Citizens of Zimbabwe : Good luck you're screwed

This is part of the problem as a whole. As seen in the past when shit gets out of hand people rebel, protest and strike, the government of Zimbabwe is threatened. Westernized states have figured it out, you don't steal a person's cow, that's to obvious, you take 10% of the milk the cow produces, 10% of their eggs from the chickens, 10% of the grain they produce ect, add it all up and its just as good as getting the whole cow without the immediate angry reaction that threatens your position. Sure inflation is only at 3% annually, and maybe the post office runs a couple of billion $ loss per year (whats that $10 a person?), and we pay a few pennies more on gas and cigareetes, and health insurance prices are higher than they ought to be, and we build hundred million dollar stadiums for billionaires to use, and we don't have any idea how much SS money we are going to get when we retire (do i need to keep going?). The western governments are acting just like the worm in office space, take a penny here and there, but take it enough times until your fat and rich off the work of others.
Inflation is even more insidious because it seems like a service.
Adios


Inflation is easier to control, and thats part of the problem, you are enabling the monopoly further by granting the government the ability to control aspects of pricing. If deflation would occur the government's ineptitude at bargaining for resources would show much sooner as the prices they pay for materials (to build roads, deliver mail ect) would continually grow while prices in all other sectors would decrease. Both incompetence and corruption would soon be exposed, inflation is a tool in which they can confiscate money without using direct taxation and force all sectors to charge higher prices which hides their unwillingness/inability to correctly bargain for resources. Its win win, unless of course your not in the loop.
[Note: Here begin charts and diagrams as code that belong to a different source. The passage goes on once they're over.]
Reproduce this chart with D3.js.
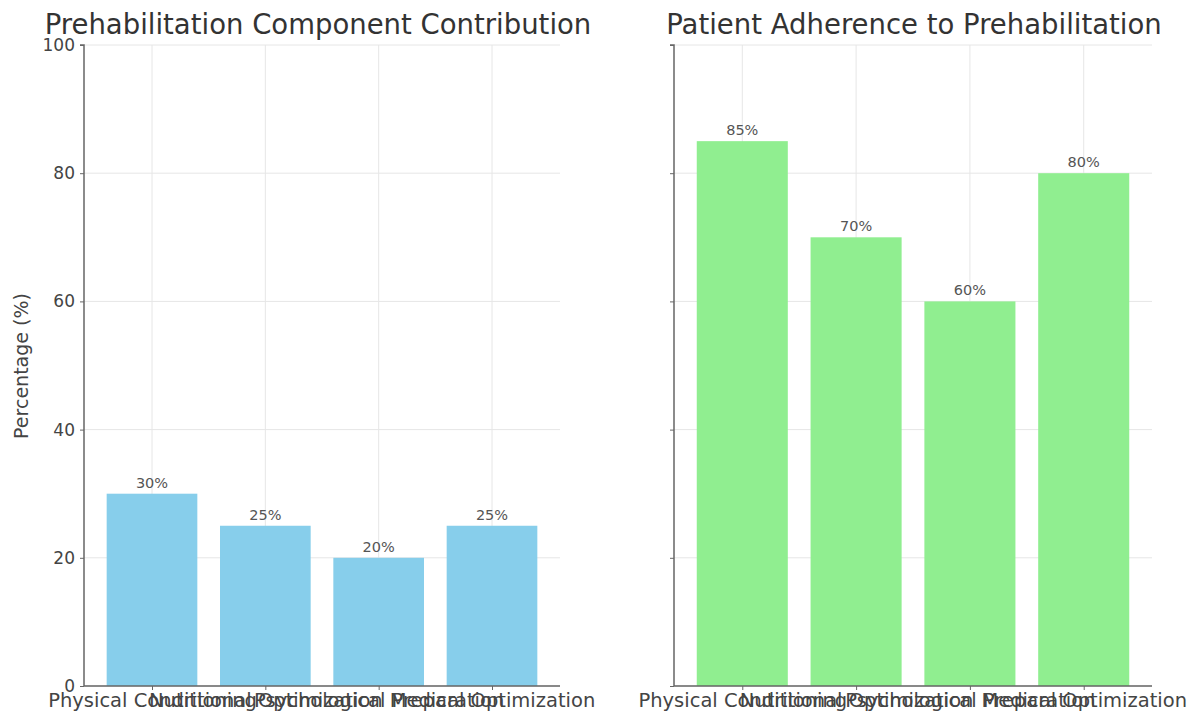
<!DOCTYPE html>
<html><head><meta charset="utf-8">
<script src="https://cdn.jsdelivr.net/npm/d3@7"></script>
<style>body{margin:0;background:#fff;} text{font-family:"DejaVu Sans",sans-serif;}</style>
</head><body>
<svg id="c" width="1200" height="713"></svg>
<script>
const categories = ["Physical Conditioning","Nutritional Optimization","Psychological Preparation","Medical Optimization"];
const contribution = [30,25,20,25];
const adherence = [85,70,60,80];
const yTicks = [0,20,40,60,80,100];
const titles = ["Prehabilitation Component Contribution","Patient Adherence to Prehabilitation"];

(function(){
const svg = d3.select("#c");
const yTop = 45, yBot = 686;
const y = d3.scaleLinear().domain([0,100]).range([yBot, yTop]);
const panels = [
  {x0:84, x1:560, data:contribution, color:"#87CEEB", title:titles[0], labels:true},
  {x0:674, x1:1152, data:adherence, color:"#90EE90", title:titles[1], labels:false}
];
panels.forEach(p => {
  const g = svg.append("g");
  const x = d3.scaleLinear().domain([-0.6, 3.6]).range([p.x0, p.x1]);
  g.selectAll(".hg").data(yTicks).enter().append("line")
    .attr("x1",p.x0).attr("x2",p.x1).attr("y1",d=>y(d)).attr("y2",d=>y(d))
    .attr("stroke","#e6e6e6").attr("stroke-width",1);
  g.selectAll(".vg").data(categories).enter().append("line")
    .attr("x1",(d,i)=>x(i)).attr("x2",(d,i)=>x(i)).attr("y1",yTop).attr("y2",yBot)
    .attr("stroke","#e6e6e6").attr("stroke-width",1);
  g.selectAll(".bar").data(p.data).enter().append("rect")
    .attr("x",(d,i)=>x(i-0.4)).attr("width",(d,i)=>x(i+0.4)-x(i-0.4))
    .attr("y",d=>y(d)).attr("height",d=>y(0)-y(d)).attr("fill",p.color);
  g.selectAll(".bl").data(p.data).enter().append("text")
    .attr("x",(d,i)=>x(i)).attr("y",d=>y(d)-6).attr("text-anchor","middle")
    .attr("font-size",14.5).attr("fill","#555").text(d=>d+"%");
  const ya = d3.axisLeft(y).tickValues(yTicks).tickSize(4).tickPadding(5);
  if(!p.labels) ya.tickFormat("");
  const yg = g.append("g").attr("transform",`translate(${p.x0},0)`).call(ya);
  yg.select(".domain").attr("stroke","#666").attr("stroke-width",1.5).attr("d",`M-4,${yTop}H0V${yBot}`);
  yg.selectAll(".tick line").attr("stroke","#666");
  yg.selectAll("text").attr("font-size",17).attr("fill","#444").attr("font-family","DejaVu Sans");
  const xa = d3.axisBottom(x).tickValues(categories.map((d,i)=>i)).tickFormat(i=>categories[i]).tickSize(4).tickPadding(3);
  const xg = g.append("g").attr("transform",`translate(0,${yBot})`).call(xa);
  xg.select(".domain").attr("stroke","#666").attr("stroke-width",1.5).attr("d",`M${p.x0},0H${p.x1}`);
  xg.selectAll(".tick line").attr("stroke","#666");
  xg.selectAll("text").attr("font-size",19.5).attr("fill","#444").attr("font-family","DejaVu Sans");
  g.append("text").attr("x",(p.x0+p.x1)/2 + (p.labels?-4:1)).attr("y",34).attr("text-anchor","middle")
    .attr("font-size",27.5).attr("fill","#333").text(p.title);
});
svg.append("text").attr("transform","translate(28,366) rotate(-90)").attr("text-anchor","middle")
  .attr("font-size",19).attr("fill","#444").text("Percentage (%)");
})();
</script>
</body></html>
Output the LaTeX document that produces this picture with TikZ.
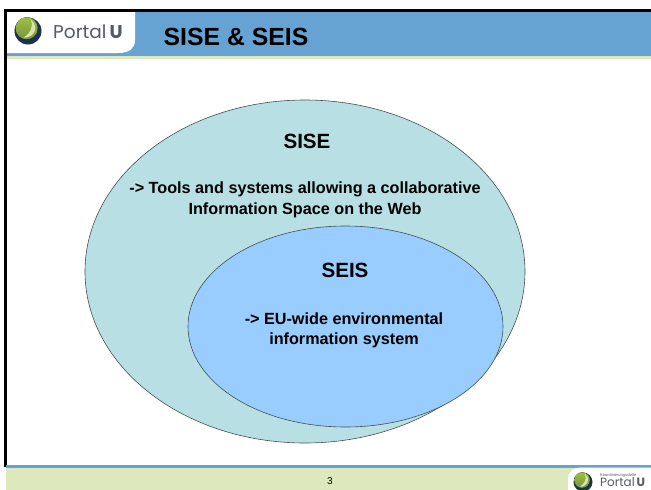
\documentclass[tikz,border=0pt]{standalone}
\usepackage{fontspec}
\usetikzlibrary{shapes.geometric}
\setmainfont{Liberation Sans}
\newfontfamily\logofont{Poppins}
\definecolor{headblue}{RGB}{102,163,210}
\definecolor{palegreen}{RGB}{221,232,189}
\definecolor{outerfill}{RGB}{184,224,228}
\definecolor{innerfill}{RGB}{153,204,255}
\definecolor{ringline}{RGB}{70,80,80}
\definecolor{logogray}{RGB}{85,90,100}
\definecolor{balllime}{RGB}{160,190,70}
\definecolor{ballgreen}{RGB}{120,150,60}
\definecolor{ballnavy}{RGB}{28,50,85}
\definecolor{ballshine}{RGB}{215,230,175}
\tikzset{x=1pt,y=-1pt,
    every node/.style={inner sep=0pt,align=center},
    ring/.style={draw=ringline,line width=.6pt},
    bigtitle/.style={font=\fontsize{24.8}{28}\selectfont\bfseries},
    ringtitle/.style={font=\fontsize{20.6}{24}\selectfont\bfseries},
    ringtext/.style={font=\fontsize{16.2}{20.5}\selectfont\bfseries},
    logotext/.style={text=logogray,anchor=west},
    }
% ball of the logo: centre, radius
\newcommand{\logoball}[3]{%
    \fill[ballnavy] (#1,#2) circle (#3);
    \fill[top color=balllime,bottom color=ballgreen] (#1-.1*#3,#2-.2*#3) circle (.82*#3);
    \fill[ballshine] (#1+.2*#3,#2-.85*#3) .. controls (#1+.85*#3,#2-.3*#3) and (#1+.5*#3,#2+.5*#3) .. (#1-.35*#3,#2+.5*#3) .. controls (#1+.15*#3,#2+.2*#3) and (#1+.45*#3,#2-.3*#3) .. (#1+.2*#3,#2-.85*#3) -- cycle;
}
\begin{document}
\begin{tikzpicture}
\useasboundingbox (0,0) rectangle (651,490);
\fill[white] (0,0) rectangle (651,490);
% header
\fill[headblue] (5,11) rectangle (651,56);
\fill[palegreen] (5,56) rectangle (651,59);
\fill[white] (6,12) -- (135,12) -- (135,40) .. controls (135,48) and (130,53) .. (118,53) -- (6,53) -- cycle;
\logoball{28}{31}{13.5}
\node[logotext,font=\fontsize{18.5}{20}\selectfont\logofont] (portal) at (53,32) {Portal\,\textbf{U}};
\node[bigtitle] (title) at (236,37) {SISE \& SEIS};
% frame
\fill[black] (4,9) rectangle (651,11.5);
\fill[black] (4,9) rectangle (6.5,467);
% footer
\fill[palegreen] (6,467) rectangle (651,490);
\fill[headblue] (6,465) rectangle (651,467.5);
\fill[white] (568,490) -- (568,480) .. controls (568,472) and (573,467.5) .. (580,467.5) -- (651,467.5) -- (651,490) -- cycle;
\logoball{583}{482}{9.5}
\node[logotext,font=\fontsize{4}{4}\selectfont] (koord) at (600,475.5) {Koordinierungsstelle};
\node[logotext,font=\fontsize{12}{12}\selectfont\logofont] (portalsmall) at (600,482.5) {Portal\,\textbf{U}};
\node[font=\fontsize{10}{12}\selectfont] (page) at (330,481) {3};
% the two rings
\node[ring,ellipse,fill=outerfill,minimum width=440,minimum height=343] (sise) at (305,271.5) {};
\node[ring,ellipse,fill=innerfill,minimum width=315,minimum height=201] (seis) at (345.5,326.5) {};
\node[ringtitle] (sisetitle) at (307,141) {SISE};
\node[ringtext] (sisetext) at (305,200) {-> Tools and systems allowing a collaborative\\Information Space on the Web};
\node[ringtitle] (seistitle) at (345,270) {SEIS};
\node[ringtext] (seistext) at (344,330.5) {-> EU-wide environmental\\information system};
\end{tikzpicture}
\end{document}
Wages are harder (not impossible) to renegotiate downward which gives the employee a stronger position relative to the employer. On the other side wages are generally the last thing to rise in correlation with inflation which generally allows employers to stiff you on 1-2%. When your wages are tied to inflation you generally get the raise at the end of the year (or the beginning of the next one) but not retroactively, but inflation (the CPI) is measured in prices that have already increased meaning your purchasing power is down the inflation percentage for that year. Your raise is just a correction for the previous year but you will still lose out to that current years inflation rates. Again, inflation is good for employers, bad for employees.

When something is easy to control you end up with a small group exercising power over the larger population which enables them to manipulate the market in ways which are preferable for them, and highly likely not preferable for you (the citizen, the consumer). This is the problem with monopolies, and government institutions are not exempt from such "corruption".